The Greenhouse Gas (GHG) Protocol has introduced its new Land Sector and Removals (LSR) Standard, aimed at resolving one of the most complex and inconsistent areas in corporate greenhouse gas accounting: emissions and removals related to land use, land‑use change, and agriculture.
For organisations with agricultural supply chains, land ownership, or exposure to land‑based commodities, this standard fills a long‑standing gap. It provides a globally recognised, consistent framework for quantifying, reporting, and tracking land‑sector emissions and CO₂ removals.
Why the land sector matters?
Until now, reporting of land‑sector emissions has often relied on:
- Internally developed methods
- Assumptions and inconsistent practices
- Partial or incomplete inclusion of land‑sector activities
This lack of harmonised guidance led to:
- Under‑reporting
- Reduced comparability between organisations
- Divergent interpretations of land‑sector impacts
The LSR Standard directly addresses these issues and clarifies how organisations must account for:
- Emissions from land management and land‑use change (FLAG)
- CO₂ removals in land and geological carbon pools
- Emissions and removals related to biogenic products across the value chain
- Selected technological removals, such as direct air capture with geological storage
Importantly, the LSR Standard works alongside the existing GHG Protocol Scope 3 Standard, supporting full integration of land‑sector impacts into broader emissions inventories.
What has changed with the Land Sector and Removals standard?
The publication of the LSR Standard does not introduce new emission categories. Instead, it:
- Clarifies how land‑sector emissions and removals should be measured and reported
- Replaces bespoke methodologies with a common, credible reference framework
- Supports transparency and consistency across reporting entities
- Takes effect on 1 January 2027, with additional guidance to follow in 2026
The SBTi‑FLAG (Forest, Land and Agriculture) framework provides a dedicated structure for companies in the agriculture, forestry and food sectors to separately account for and reduce land‑use‑related emissions—such as deforestation, manure, and soil emissions.
If your organisation operates in the food or agrifood sector, you are required to map all FLAG‑related emissions.
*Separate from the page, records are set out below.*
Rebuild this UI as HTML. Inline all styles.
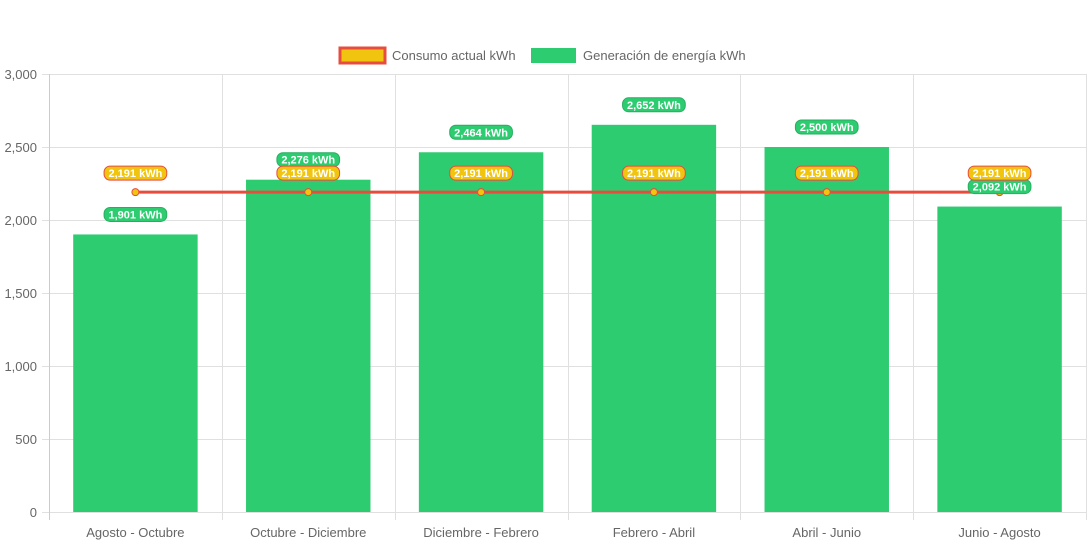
<!DOCTYPE html>
<html><head><meta charset="utf-8"><style>
body{margin:0;background:#fff;}
svg text{font-family:"Liberation Sans",sans-serif;}
</style></head><body>
<svg id="chart" width="1092" height="545">
<g>
 <rect x="340" y="48" width="45" height="15" fill="#f1c40f" stroke="#e74c3c" stroke-width="3"/>
 <text x="392" y="60" font-size="13" fill="#666">Consumo actual kWh</text>
 <rect x="531" y="48" width="45" height="15" fill="#2ecc71"/>
 <text x="583" y="60" font-size="13" fill="#666">Generación de energía kWh</text>
</g>
<g id="grid"></g><g id="bars"></g><g id="line"></g><g id="labels"></g>
</svg>
<script>
const categories=["Agosto - Octubre","Octubre - Diciembre","Diciembre - Febrero","Febrero - Abril","Abril - Junio","Junio - Agosto"];
const generacion=[1901,2276,2464,2652,2500,2092];
const consumo=[2191,2191,2191,2191,2191,2191];
const yTicks=[0,500,1000,1500,2000,2500,3000];
const NS="http://www.w3.org/2000/svg";
const L=49,R=1086,T=74,B=512,yMax=3000;
const cw=(R-L)/categories.length;
const y=v=>B-(v/yMax)*(B-T);
const xc=i=>L+cw*(i+0.5);
function mk(tag,attrs,parent,txt){const e=document.createElementNS(NS,tag);for(const k in attrs)e.setAttribute(k,attrs[k]);if(txt!==undefined)e.textContent=txt;document.getElementById(parent).appendChild(e);return e;}
const fmt=v=>v.toLocaleString("en-US");
yTicks.forEach(t=>{
 let g=mk("line",{x1:42,x2:R,y1:y(t)+0.5,y2:y(t)+0.5,stroke:"#e0e0e0"},"grid");
 
 
 let tx=mk("text",{x:37,y:y(t)+5,"text-anchor":"end","font-size":13,fill:"#666"},"grid",fmt(t));
 
 
});
for(let i=0;i<=categories.length;i++){
 let x=Math.round(L+cw*i)+0.5;
 let g=mk("line",{x1:x,x2:x,y1:T,y2:520,stroke:i==0?"#ccc":"#e0e0e0"},"grid");
 
 
}
categories.forEach((c,i)=>{
 let tx=mk("text",{x:xc(i),y:537,"text-anchor":"middle","font-size":13,fill:"#666"},"grid",c);
 
 
});
const bw=cw*0.72;
function pill(cx,cy,text,fill,stroke){
 const w=text.length*6.3+6;
 let r=mk("rect",{x:cx-w/2,y:cy-7,width:w,height:14,rx:6,fill:fill,stroke:stroke,"stroke-width":1},"labels");
 
 
 let t=mk("text",{x:cx,y:cy+4,"text-anchor":"middle","font-size":11,"font-weight":"bold",fill:"#fff"},"labels",text);
 
 
}
generacion.forEach((v,i)=>{
 let b=mk("rect",{x:xc(i)-bw/2,y:y(v),width:bw,height:B-y(v),fill:"#2ecc71"},"bars");
 
 
 pill(xc(i),y(v)-20,fmt(v)+" kWh","#2ecc71","#27ae60");
});
let pts=consumo.map((v,i)=>xc(i)+","+y(v)).join(" ");
let pl=mk("polyline",{points:pts,fill:"none",stroke:"#e74c3c","stroke-width":3},"line");


consumo.forEach((v,i)=>{
 let c=mk("circle",{cx:xc(i),cy:y(v),r:3.5,fill:"#f1c40f",stroke:"#e74c3c","stroke-width":1},"line");
 
 
 pill(xc(i),y(v)-19,fmt(v)+" kWh","#f1c40f","#e74c3c");
});
</script>
</body></html>
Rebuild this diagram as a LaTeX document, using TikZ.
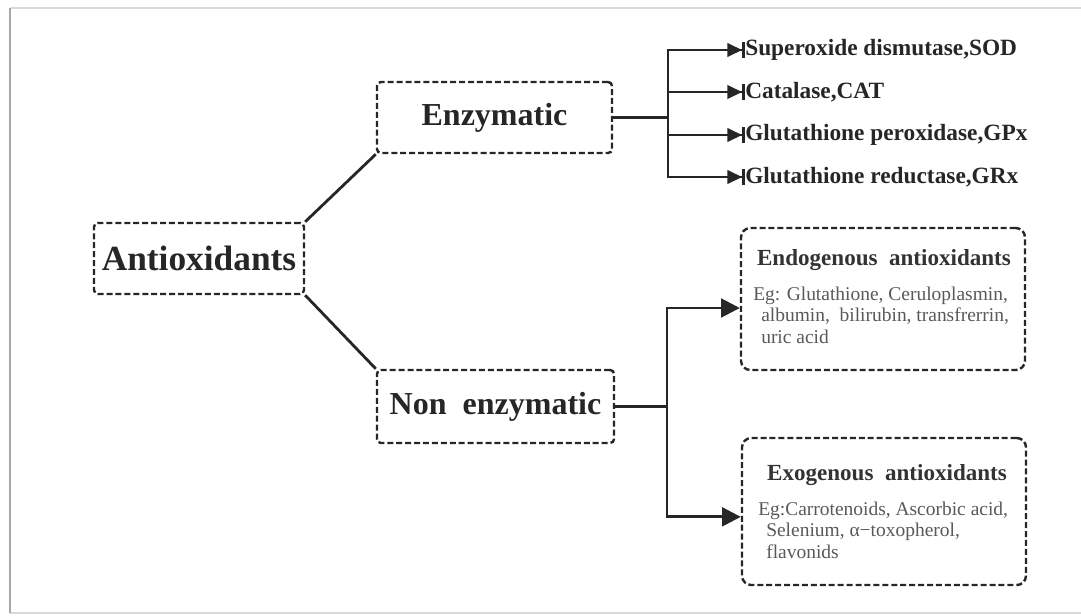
\documentclass[tikz,border=0pt]{standalone}
\usepackage{fontspec}
\setmainfont{Liberation Serif}
\usetikzlibrary{arrows.meta}

\begin{document}
\begin{tikzpicture}[x=0.75pt, y=-0.75pt,
    dashBox/.style={draw=black!85, line width=1.8pt, dash pattern=on 4.5pt off 2.2pt,
      rounded corners=3pt, inner sep=0pt},
    bigBox/.style={dashBox, rounded corners=7pt, minimum width=213pt},
    link/.style={line width=2.1pt, color=black!85},
    enzArrow/.style={link, -{Triangle[length=11pt,width=10pt]Bar[width=12pt,line width=2.2pt]}},
    bigArrow/.style={link, -{Triangle[length=14pt,width=14pt]}},
    enzName/.style={anchor=west, inner sep=0pt, text=black!85,
      font=\bfseries\fontsize{17.5}{20}\selectfont},
    boxTitle/.style={anchor=base, inner sep=0pt, text=black!80,
      font=\bfseries\fontsize{17.3}{20}\selectfont},
    boxBody/.style={anchor=base west, inner sep=0pt, align=left, text=black!65,
      font=\fontsize{14.6}{16.1}\selectfont}]
  \useasboundingbox (0,0) rectangle (1081,615);

  % frame
  \draw[black!15, line width=1.2pt] (1081,8) -- (10,8);
  \draw[black!15, line width=1.5pt] (10,613) -- (1081,613);
  \draw[black!35, line width=2pt] (10,8) -- (10,613);

  % main boxes
  \node[dashBox, minimum width=157.5pt, minimum height=53.3pt,
    font=\bfseries\fontsize{26.5}{30}\selectfont, text=black!85] (anti) at (199,258.5) {Antioxidants};
  \node[dashBox, minimum width=176.3pt, minimum height=53.3pt,
    font=\bfseries\fontsize{24}{28}\selectfont, text=black!85] (enz) at (494.5,117.5) {Enzymatic};
  \node[dashBox, minimum width=177.8pt, minimum height=54.8pt,
    font=\bfseries\fontsize{24}{28}\selectfont, text=black!85] (nonEnz) at (495.5,406.5) {Non\ \ enzymatic};

  \draw[link] (anti.north east) -- (enz.south west);
  \draw[link] (anti.south east) -- (nonEnz.north west);

  % enzymatic branch
  \node[enzName] (sod) at (745,50) {Superoxide dismutase,SOD};
  \node[enzName] (cat) at (745,92) {Catalase,CAT};
  \node[enzName] (gpx) at (745,135) {Glutathione peroxidase,GPx};
  \node[enzName] (grx) at (745,177) {Glutathione reductase,GRx};

  \coordinate (eSplit) at (668,117.5);
  \draw[link] (enz.east) -- (eSplit);
  \draw[link, line cap=rect] (eSplit |- sod.west) -- (eSplit |- grx.west);
  \foreach \n in {sod,cat,gpx,grx}
    \draw[enzArrow] (eSplit |- \n.west) -- (\n.west);

  % non enzymatic branch
  \node[bigBox, minimum height=106.5pt] (endo) at (883,299) {};
  \node[boxTitle] (endoTitle) at (884,265) {Endogenous\ \ antioxidants};
  \node[boxBody] (endoList) at (753,343) {Eg: Glutathione, Ceruloplasmin,\\
    \hspace{6pt}albumin,\ \ bilirubin, transfrerrin,\\
    \hspace{6pt}uric\ acid};

  \node[bigBox, minimum height=110.3pt] (exo) at (884,511.5) {};
  \node[boxTitle] (exoTitle) at (887,480) {Exogenous\ \ antioxidants};
  \node[boxBody] (exoList) at (758,558) {Eg:Carrotenoids, Ascorbic\ acid,\\
    \hspace{6pt}Selenium, α−toxopherol,\\
    \hspace{6pt}flavonids};

  \coordinate (nSplit) at (667,406.5);
  \draw[link] (nonEnz.east) -- (nSplit);
  \draw[bigArrow] (nSplit) |- ([yshift=-6.75pt]endo.west);
  \draw[bigArrow] (nSplit) |- ([yshift=-4pt]exo.west);
\end{tikzpicture}
\end{document}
Without reporting FLAG emissions, it is not possible to set science‑based targets.
For companies outside these sectors, an additional requirement applies: if more than 20% of your total emissions (scope 1–3) originate from land‑related activities, you must set a FLAG target on top of your energy and industry (fossil fuel) targets under SBTi.
How LSR and FLAG complement each other
The LSR Standard provides clarity and consistency in reporting biogenic CO₂ emissions and removals—crucial for understanding the full climate impact of land‑based activities. It ensures that organisations measure and report land‑sector emissions using a transparent and harmonised framework.
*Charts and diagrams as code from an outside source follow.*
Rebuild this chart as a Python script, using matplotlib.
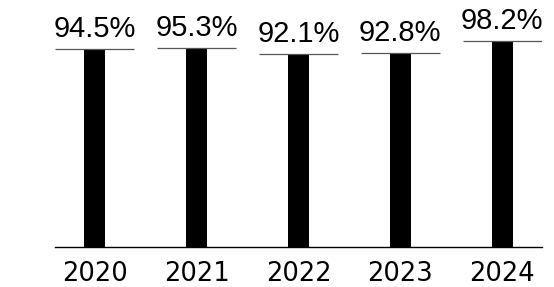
import matplotlib
matplotlib.use("Agg")
import matplotlib.pyplot as plt
import numpy as np

# valores
years = ["2020", "2021", "2022", "2023", "2024"]
rates = [94.5, 95.3, 92.1, 92.8, 98.2]
labels = ["94.5%", "95.3%", "92.1%", "92.8%", "98.2%"]

x = np.arange(len(years))

fig = plt.figure(figsize=(5.54, 2.87), dpi=100)
ax = fig.add_axes([0.0993, 0.141, 0.879, 0.7275])

ax.bar(x, rates, width=0.21, color="black")
ax.hlines(rates, x - 0.39, x + 0.39, color="#555555", linewidth=0.9)

for xi, val, lab in zip(x, rates, labels):
    ax.annotate(lab, (xi, val), xytext=(0, 12), textcoords="offset pixels",
                ha="center", va="baseline", fontsize=21,
                family=["Liberation Sans", "DejaVu Sans"], color="black")

ax.set_xlim(-0.39, 4.39)
ax.set_ylim(0, 100)
ax.set_xticks(x)
ax.set_xticklabels(years, fontsize=18.5, family="DejaVu Sans")
ax.tick_params(axis="x", length=0, pad=10.5)
ax.set_yticks([])

for side in ["top", "right", "left"]:
    ax.spines[side].set_visible(False)
ax.spines["bottom"].set_linewidth(1.0)
ax.spines["bottom"].set_color("black")

fig.savefig("out.png", dpi=100)
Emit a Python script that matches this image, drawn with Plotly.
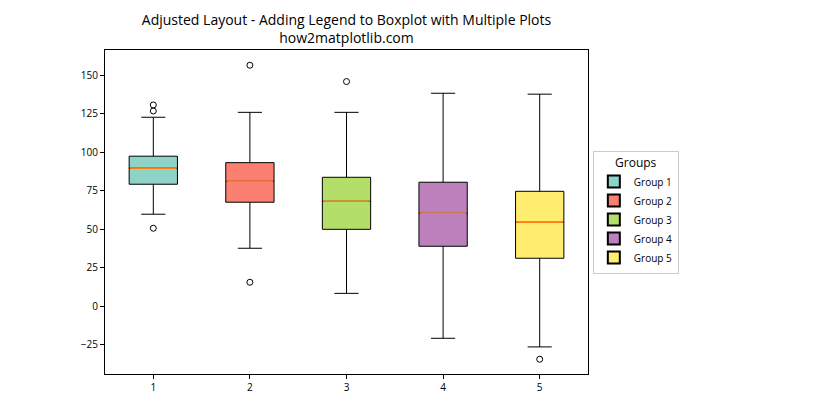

The FLAG framework supports companies in setting science‑based targets to reduce land‑related emissions, aligned with the global ambition to limit temperature rise to 1.5°C.
Together, these standards enable organisations to accurately measure, report and set credible targets for both emissions and removals—helping them reduce their overall impact on the climate.
SBTi just updated its FLAG Guidance. Read the full article on the SBTi-website.
Who should pay attention?
The LSR Standard is relevant for organisations that:
- Own, manage, or control land
- Source agricultural or land‑based commodities
- Have land-use change impacts embedded in their supply chain
- Plan to include natural or technological removals in their climate strategy
Even if land‑sector emissions are currently reported within Scope 3, the Standard introduces stricter expectations regarding:
- Boundary setting
- Treatment of removals
- Data quality and estimation methods
What should organisations do now? Recommended next steps
- Assess materiality of land‑use and land‑use‑change emissions
- Review current methodologies used for estimating emissions
- Identify gaps between existing practice and LSR Standard requirements
- Plan implementation for future reporting cycles (from 2027 onwards)
Because land‑sector accounting is technically complex, organisations should consult the official Greenhouse Gas Protocol documentation for detailed methods, definitions, and guidance.